Minecraft 1.15.2

Minecraft 1.15.2 servers sit in the Bee Update era: modern Minecraft with older assumptions. You join on 1.15.2 and everything lines up with that patch, from villager trading and breeding behavior to the combat pace and the way common farms are built. The appeal is not novelty. It is predictability, where people know what works because they have been playing that ruleset for years.

In practice, these worlds lean toward survival SMPs, small community servers, and modded-lite setups that would rather stay stable than chase new terrain and new materials. You see familiar mid-game goals: iron farms, trading halls, mob grinders, and long-term bases built around established 1.14 to 1.15-era designs. Redstone is the kind where classic tutorials still apply and the server economy often settles into patterns people already understand.

A lot of 1.15.2 servers exist because updating is not free. Plugin stacks, custom items, and progression paths are tuned to that version, and changing versions can break farms, invalidate shops, or force a world reset. The vibe is usually settled and practical: fewer sweeping changes, more continuity, and communities that care about a world staying coherent week to week.

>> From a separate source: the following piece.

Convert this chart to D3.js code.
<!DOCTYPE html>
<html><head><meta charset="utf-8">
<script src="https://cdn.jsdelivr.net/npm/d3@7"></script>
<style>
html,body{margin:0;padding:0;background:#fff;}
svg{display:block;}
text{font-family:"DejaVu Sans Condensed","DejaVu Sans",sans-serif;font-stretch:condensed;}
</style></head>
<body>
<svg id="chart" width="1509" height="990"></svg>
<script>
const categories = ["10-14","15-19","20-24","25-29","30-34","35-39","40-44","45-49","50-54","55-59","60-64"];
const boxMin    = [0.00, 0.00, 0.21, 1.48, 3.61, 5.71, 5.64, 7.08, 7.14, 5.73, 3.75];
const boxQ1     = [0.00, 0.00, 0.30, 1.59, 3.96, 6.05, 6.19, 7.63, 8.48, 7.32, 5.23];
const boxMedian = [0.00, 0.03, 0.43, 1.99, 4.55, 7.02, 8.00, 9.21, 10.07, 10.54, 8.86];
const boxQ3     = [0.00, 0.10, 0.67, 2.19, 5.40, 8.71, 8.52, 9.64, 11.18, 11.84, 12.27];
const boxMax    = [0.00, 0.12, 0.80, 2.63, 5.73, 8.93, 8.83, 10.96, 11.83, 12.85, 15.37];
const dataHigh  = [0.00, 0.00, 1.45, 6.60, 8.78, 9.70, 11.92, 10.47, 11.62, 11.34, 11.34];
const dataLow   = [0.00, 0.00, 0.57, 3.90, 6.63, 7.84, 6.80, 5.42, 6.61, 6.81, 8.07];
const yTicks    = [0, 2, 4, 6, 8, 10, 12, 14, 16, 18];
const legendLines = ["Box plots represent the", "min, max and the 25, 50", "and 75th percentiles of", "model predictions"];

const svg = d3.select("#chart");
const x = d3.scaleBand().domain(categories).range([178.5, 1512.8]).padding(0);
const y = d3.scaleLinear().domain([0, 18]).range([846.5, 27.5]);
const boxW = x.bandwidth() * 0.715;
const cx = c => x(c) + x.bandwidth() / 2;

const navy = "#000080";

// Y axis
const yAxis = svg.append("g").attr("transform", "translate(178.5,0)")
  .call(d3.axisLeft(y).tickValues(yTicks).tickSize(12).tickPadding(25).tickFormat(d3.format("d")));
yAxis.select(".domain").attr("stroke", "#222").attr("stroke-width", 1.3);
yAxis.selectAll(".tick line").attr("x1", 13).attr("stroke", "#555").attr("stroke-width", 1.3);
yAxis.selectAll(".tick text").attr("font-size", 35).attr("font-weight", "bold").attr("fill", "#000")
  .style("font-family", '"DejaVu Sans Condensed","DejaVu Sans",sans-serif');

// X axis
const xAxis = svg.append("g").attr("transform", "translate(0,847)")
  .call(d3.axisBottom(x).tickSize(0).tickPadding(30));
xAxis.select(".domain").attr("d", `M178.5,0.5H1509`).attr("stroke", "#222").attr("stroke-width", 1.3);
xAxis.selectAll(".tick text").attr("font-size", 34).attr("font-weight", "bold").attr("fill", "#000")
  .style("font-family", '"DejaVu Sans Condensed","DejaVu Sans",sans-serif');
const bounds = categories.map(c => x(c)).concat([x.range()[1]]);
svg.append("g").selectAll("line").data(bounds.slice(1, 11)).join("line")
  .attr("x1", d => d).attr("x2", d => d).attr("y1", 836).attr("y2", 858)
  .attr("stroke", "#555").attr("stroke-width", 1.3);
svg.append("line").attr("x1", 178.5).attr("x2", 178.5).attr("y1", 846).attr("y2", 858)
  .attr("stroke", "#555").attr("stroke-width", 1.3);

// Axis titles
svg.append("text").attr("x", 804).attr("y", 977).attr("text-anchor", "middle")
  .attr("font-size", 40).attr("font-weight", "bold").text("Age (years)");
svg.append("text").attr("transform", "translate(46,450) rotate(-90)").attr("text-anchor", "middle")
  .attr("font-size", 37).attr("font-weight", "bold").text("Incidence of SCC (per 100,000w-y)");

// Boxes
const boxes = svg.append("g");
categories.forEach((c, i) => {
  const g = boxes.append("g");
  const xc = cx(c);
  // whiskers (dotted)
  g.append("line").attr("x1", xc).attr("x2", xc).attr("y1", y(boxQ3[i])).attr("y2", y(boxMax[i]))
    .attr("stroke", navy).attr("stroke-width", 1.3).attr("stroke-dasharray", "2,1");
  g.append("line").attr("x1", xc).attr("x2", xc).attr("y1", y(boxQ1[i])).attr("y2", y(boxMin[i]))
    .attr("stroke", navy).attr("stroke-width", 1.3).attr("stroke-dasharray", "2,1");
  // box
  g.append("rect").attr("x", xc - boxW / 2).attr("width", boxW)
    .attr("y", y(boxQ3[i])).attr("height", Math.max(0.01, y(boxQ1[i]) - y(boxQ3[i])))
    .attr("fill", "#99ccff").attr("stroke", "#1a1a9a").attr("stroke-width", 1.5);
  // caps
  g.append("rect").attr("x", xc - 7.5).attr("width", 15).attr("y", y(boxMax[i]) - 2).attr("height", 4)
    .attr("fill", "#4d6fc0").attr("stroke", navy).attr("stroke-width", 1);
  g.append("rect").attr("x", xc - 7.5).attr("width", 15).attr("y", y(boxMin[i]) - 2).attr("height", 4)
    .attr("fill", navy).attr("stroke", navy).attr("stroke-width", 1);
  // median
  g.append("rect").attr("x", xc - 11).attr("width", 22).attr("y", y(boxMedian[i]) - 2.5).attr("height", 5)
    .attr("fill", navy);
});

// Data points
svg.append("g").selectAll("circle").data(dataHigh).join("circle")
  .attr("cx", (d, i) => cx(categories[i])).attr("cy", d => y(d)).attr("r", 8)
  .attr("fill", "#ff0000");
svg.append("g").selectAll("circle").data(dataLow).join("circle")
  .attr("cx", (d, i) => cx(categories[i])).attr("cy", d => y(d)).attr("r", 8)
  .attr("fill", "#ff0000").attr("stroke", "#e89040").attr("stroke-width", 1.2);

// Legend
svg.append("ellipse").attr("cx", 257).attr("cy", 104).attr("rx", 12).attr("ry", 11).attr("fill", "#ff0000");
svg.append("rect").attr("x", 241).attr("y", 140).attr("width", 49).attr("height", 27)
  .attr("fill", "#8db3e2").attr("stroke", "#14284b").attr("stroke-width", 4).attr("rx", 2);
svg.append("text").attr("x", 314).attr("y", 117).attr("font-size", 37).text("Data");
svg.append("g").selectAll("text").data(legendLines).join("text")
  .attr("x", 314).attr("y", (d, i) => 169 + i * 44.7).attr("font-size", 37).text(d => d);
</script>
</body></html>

If you want the newest biomes and blocks, this is not it. If you want a server where mechanics feel consistent, guides match what you see in game, and the community has a shared sense of the meta, Minecraft 1.15.2 is a solid home.

Do I have to play on a 1.15.2 client to join?

Most of the time, yes. Some servers let newer clients connect through protocol plugins, but it is never guaranteed and can cause odd visuals or edge-case behavior. Check what the server lists as supported.

What kinds of servers usually run 1.15.2?

Long-running survival SMPs, economy servers built on older plugins, and Forge or Fabric setups made around 1.15-era mods. It is also common for private-style communities that want minimal disruption.

Can a 1.15.2 server have 1.16+ content like Netherite or piglins?

Not by default. Servers can add custom items or backports, but you are still playing under 1.15.2 rules and limitations. Expect differences from the real newer versions.

Are farms and redstone builds reliable on 1.15.2?

They are reliable if they are designed for 1.15.2. Many well-known 1.14 and 1.15 tutorials translate cleanly, while newer-version designs may break or produce different rates because mechanics changed later.

Can I downgrade a newer singleplayer world to run it on a 1.15.2 server?

It is risky. Opening chunks saved in newer versions can corrupt data or strip blocks and entities. If a server allows uploads, assume they want a world created and played on 1.15.x.